What if you are a U.S. lawful permanent resident (LPR) whose child is living abroad? Unfortunately, minor children of green card holders are not considered to be "immediate relatives" under the CSPA. They face delays in receiving green cards if they were not included as derivatives at the time that you applied for permanent residence. To see the current processing times for these petitions in family-based preference category "F2A," view the U.S. State Department's Visa Bulletin.

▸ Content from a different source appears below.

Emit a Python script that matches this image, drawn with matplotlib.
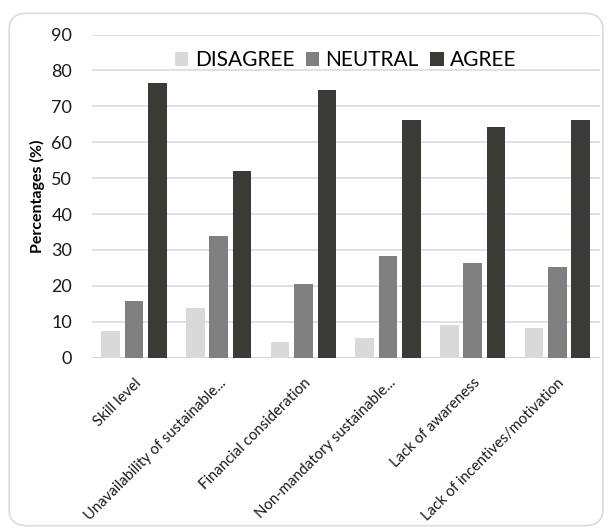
import numpy as np
import matplotlib
matplotlib.use("Agg")
import matplotlib.pyplot as plt
from matplotlib.patches import FancyBboxPatch

plt.rcParams['font.family'] = ['Lato', 'DejaVu Sans']

categories = ["Skill level", "Unavailability of sustainable...", "Financial consideration",
              "Non-mandatory sustainable...", "Lack of awareness", "Lack of incentives/motivation"]
disagree = [7.3, 13.9, 4.4, 5.4, 9.1, 8.4]
neutral = [15.9, 33.9, 20.5, 28.2, 26.3, 25.3]
agree = [76.5, 51.9, 74.6, 66.1, 64.2, 66.1]
yticks = [0, 10, 20, 30, 40, 50, 60, 70, 80, 90]

fig = plt.figure(figsize=(6.12, 5.31), dpi=100)
ax = fig.add_axes([0.150, 0.3264, 0.830, 0.6086])

x = np.arange(len(categories))
w = 0.22
step = 0.276
ax.bar(x - step, disagree, w, color="#d9d9d9", label="DISAGREE", zorder=3)
ax.bar(x, neutral, w, color="#808080", label="NEUTRAL", zorder=3)
ax.bar(x + step, agree, w, color="#3a3a37", label="AGREE", zorder=3)

ax.set_xlim(-0.5, 5.5)
ax.set_ylim(0, 90)
ax.set_yticks(yticks)
ax.set_yticklabels([str(t) for t in yticks], fontsize=13, color="#1a1a1a")
ax.yaxis.grid(True, color="#d5dde8", linewidth=1.2, zorder=0)
ax.set_axisbelow(True)
for s in ax.spines.values():
    s.set_visible(False)
ax.axhline(0, color="#d0d0d0", linewidth=1.2, zorder=2)
ax.tick_params(axis="y", length=0, pad=14)

ax.set_xticks(x)
ax.set_xticklabels(categories, rotation=45, ha="right", rotation_mode="anchor",
                   fontsize=10.7, color="#1a1a1a")
ax.tick_params(axis="x", length=0, pad=13)
ax.set_ylabel("Percentages (%)", fontsize=11.5, fontweight="bold", labelpad=5)

ax.legend(loc="upper center", bbox_to_anchor=(0.5, 0.978), ncol=3, frameon=False,
          fontsize=15, handlelength=0.65, handleheight=0.65, handletextpad=0.3,
          columnspacing=0.55, borderaxespad=0)

# rounded frame around the chart
frame = FancyBboxPatch((0.015, 0.01), 0.97, 0.965, boxstyle="round,pad=0,rounding_size=0.03",
                       transform=fig.transFigure, facecolor="none", edgecolor="#d6dce4",
                       linewidth=1.2)
fig.patches.append(frame)

fig.savefig("out.png", dpi=100)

Although the CSPA offers them some protection (as described in How the CSPA Helps Family-Based Preference Relatives and Derivative Beneficiaries), an even better approach would be if you can convert your immigrant visa petition to "immediate relative." This is possible if you become a U.S. citizen before your Form I-130 is approved and your child is under age 21 when you receive your naturalization certificate. In this scenario, your child's age will "freeze" on the date that you naturalize. For more on this, see How Naturalizing Helps Your Foreign-Born Children Immigrate.
U.S. citizens' married children—even if under age 21—are not considered "immediate relatives," and are also processed as family-based preference category applicants. However, if the child's marriage is terminated before he or she turns 21, you can convert the visa petition to immediate relative by notifying USCIS. These situations are rare, but not unheard of.
Example: Let's say you have a daughter who is 18, but she is married. If you file Form I-130 now, the petition is placed in the "F3" family-based preference category, and as you can ordinarily expect a wait of ten to 20 years for a visa to become available. Two years pass and your daughter is now 20, but she has divorced and has an official divorce decree. You can take advantage of the "aging out" protections of the CSPA by notifying USCIS that she can now be considered an immediate relative. This is also true if your daughter's husband dies before she reaches age 21.
Unfortunately, there can be no derivative beneficiaries for immediate relative petitions. That means if your daughter has her own child that she would like to bring to the U.S., that child cannot be included if you convert her petition.
If you're in doubt about which family members can immigrate in which categories, or would like assistance deciding on the best application strategy, preparing the paperwork, and monitoring the application through the process of approval, it would be worth consulting an experienced immigration attorney.